The territory’s new deal with Ottawa to keep more money from things like mining and forestry isn’t anything to get too excited about, says Liz Hanson.
“A bigger share of nothing is still nothing,” the leader of the Opposition said Wednesday.
It’s a phrase Yukoners have heard her say before. Hanson first used it during the election campaign last fall, and she repeated it multiple times during the spring sitting when the premier and his party hinted at this coming agreement.
But the deal doesn’t mean anything until the territory has a real discussion about what they want the mining companies to pay, said Hanson.
The New Democrat wants mining companies to pay royalties sooner. Currently, companies don’t need to pay royalties until they turn a profit.
The territory may portray mining as its biggest industry, but the liquor board now creates more government revenue than the resource sector, said Hanson.
“The Chamber of Mines talks about how there was $400 million of mineral production in the territory last year – well that’s not reflected in an increased royalty flow to the territory,” she said. “It’s our land and our investments we, as citizens, are asked to make in terms of roads, hydro electricity and everything else to ensure the taxation regimes, geological surveys, all the stuff that goes to facilitate the extraction of the resources from our lands.
“We think Yukoners should be first in line as wealth is created and there should be a more equitable way of sharing it.”
Hanson admits that Yukoners benefit from the jobs and contracts created by the mining and exploration industries, but she said that the first few years a mine operates – before the company declares a profit – represent a real gap in benefits for Yukoners.
Once a mining company’s shareholders start seeing a return, Yukoners should as well, said Hanson.
More royalties are on the way, assured Brad Cathers, minister of Energy, Mines and Resources, after the agreement was signed on Tuesday.
He listed companies like Victoria Gold, Alexco and Selwyn as all having plausible proposals for future mines.

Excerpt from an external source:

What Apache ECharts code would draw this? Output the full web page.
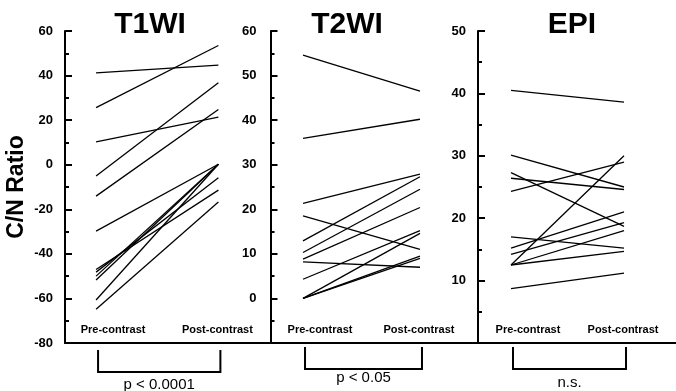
<!DOCTYPE html>
<html>
<head>
<meta charset="utf-8">
<script src="https://cdn.jsdelivr.net/npm/echarts@6/dist/echarts.min.js"></script>
<style>
html,body{margin:0;padding:0;background:#fff;}
#chart{width:676px;height:391px;}
</style>
</head>
<body>
<div id="chart"></div>
<script>
// ---- data ----
const phases = ['Pre-contrast', 'Post-contrast'];
const panelTitles = ['T1WI', 'T2WI', 'EPI'];
const pLabels = ['p < 0.0001', 'p < 0.05', 'n.s.'];
const yAxisName = 'C/N Ratio';

const t1Pre  = [41.2, 25.6, 10.2, -5.1, -14.1, -29.8, -47.0, -48.2, -50.0, -51.7, -60.7, -64.9];
const t1Post = [44.7, 53.5, 21.4, 36.8, 24.8, 0.2, -11.4, -5.8, 0.2, 0.2, 0.2, -16.7];

const t2Pre  = [54.6, 35.9, 21.3, 18.5, 12.9, 10.3, 8.8, 8.2, 4.3, 0, 0, 0];
const t2Post = [46.5, 40.2, 27.9, 11.0, 27.3, 24.5, 20.4, 7.0, 15.2, 14.6, 9.5, 9.0];

const epiPre  = [40.5, 30.1, 27.3, 26.4, 24.3, 17.0, 15.2, 14.2, 12.5, 12.5, 12.5, 8.7];
const epiPost = [38.6, 25.0, 18.7, 24.6, 29.0, 15.2, 21.0, 19.3, 30.0, 18.0, 14.7, 11.2];

const yMin = [-80, -10, 0];
const yMax = [60, 60, 50];
const yInterval = [20, 10, 10];

// ---- build ----
const FONT = '"Liberation Sans", Arial, Helvetica, sans-serif';
const panels = [[t1Pre, t1Post], [t2Pre, t2Post], [epiPre, epiPost]];
const grids = [
  {left: 65, top: 31, width: 205.5, bottom: 48},
  {left: 270.5, top: 31, width: 207.5, bottom: 48},
  {left: 478, top: 31, right: 0, bottom: 48}
];
const xRange = [[-0.254, 1.426], [-0.278, 1.496], [-0.292, 1.46]];

const xAxes = [], yAxes = [], series = [];
panels.forEach((p, i) => {
  xAxes.push({
    gridIndex: i, type: 'value', min: xRange[i][0], max: xRange[i][1],
    splitLine: {show: false},
    axisLine: {show: true, onZero: false, lineStyle: {color: '#000', width: 2}},
    axisTick: {show: false},
    axisLabel: {
      show: true, inside: true, margin: 8,
      customValues: [0, 1],
      formatter: v => v === 0 ? '{pre|' + phases[0] + '}' : (v === 1 ? '{post|' + phases[1] + '}' : ''),
      rich: {
        pre: {fontFamily: FONT, fontSize: 11, fontWeight: 'bold', color: '#000', padding: [0, 0, 0, 34]},
        post: {fontFamily: FONT, fontSize: 11, fontWeight: 'bold', color: '#000', padding: [0, 2, 0, 0]}
      }
    }
  });
  yAxes.push({
    gridIndex: i, type: 'value', min: yMin[i], max: yMax[i], interval: yInterval[i],
    splitLine: {show: false},
    axisLine: {show: true, onZero: false, lineStyle: {color: '#000', width: 2}},
    axisTick: {show: true, inside: true, length: 7, lineStyle: {color: '#000', width: 2}},
    minorTick: {show: true, splitNumber: 2, length: 4, lineStyle: {color: '#000', width: 2}},
    axisLabel: {
      margin: i === 1 ? 14 : 12, fontFamily: FONT, fontSize: 13, fontWeight: 'bold', color: '#000',
      formatter: v => (i > 0 && v === yMin[i]) ? '' : String(v)
    },
    name: i === 0 ? yAxisName : '',
    nameLocation: 'middle', nameRotate: 90, nameGap: 37,
    nameTextStyle: {fontFamily: FONT, fontSize: 23, fontWeight: 'bold', color: '#000'}
  });
  p[0].forEach((v, k) => {
    series.push({
      type: 'line', xAxisIndex: i, yAxisIndex: i,
      data: [[0, p[0][k]], [1, p[1][k]]],
      showSymbol: false, symbol: 'none', silent: true,
      lineStyle: {color: '#000', width: 1.3},
      animation: false
    });
  });
});

const chart = echarts.init(document.getElementById('chart'), null, {renderer: 'canvas'});
chart.setOption({
  animation: false,
  backgroundColor: '#fff',
  grid: grids,
  xAxis: xAxes,
  yAxis: yAxes,
  series: series
});

// annotations: titles, brackets, p-values
const titleCenters = [150, 347, 572];
const bracketTop = [350, 347, 347];
const bracketBottom = [372, 369, 369];
const pTextY = [385, 378, 383];
const graphics = [];
panels.forEach((p, i) => {
  const x0 = chart.convertToPixel({xAxisIndex: i}, 0) + 2;
  const x1 = chart.convertToPixel({xAxisIndex: i}, 1) + 2;
  graphics.push({
    type: 'text', x: titleCenters[i], y: 25,
    style: {text: panelTitles[i], font: 'bold 30px ' + FONT, fill: '#000', textAlign: 'center', textVerticalAlign: 'middle'}
  });
  graphics.push({
    type: 'polyline',
    shape: {points: [[x0, bracketTop[i]], [x0, bracketBottom[i]], [x1, bracketBottom[i]], [x1, bracketTop[i]]]},
    style: {stroke: '#000', lineWidth: 2, fill: null}
  });
  graphics.push({
    type: 'text', x: (x0 + x1) / 2, y: pTextY[i],
    style: {text: pLabels[i], font: '15px ' + FONT, fill: '#000', textAlign: 'center', textVerticalAlign: 'middle'}
  });
});
chart.setOption({graphic: graphics});
</script>
</body>
</html>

Without the new deal, “we would have that significantly missed opportunity to ensure that Yukon citizens and the Yukon government are receiving a direct benefit for every project that occurs,” he said.
The new deal allows the territory to keep up to $6 million in resource revenues, up from $3 million. The agreement also allows the territory to later switch to a formula that lets it keep half of all royalties, with the remainder going to Ottawa.
The territory hasn’t yet reached its old, $3 million cap.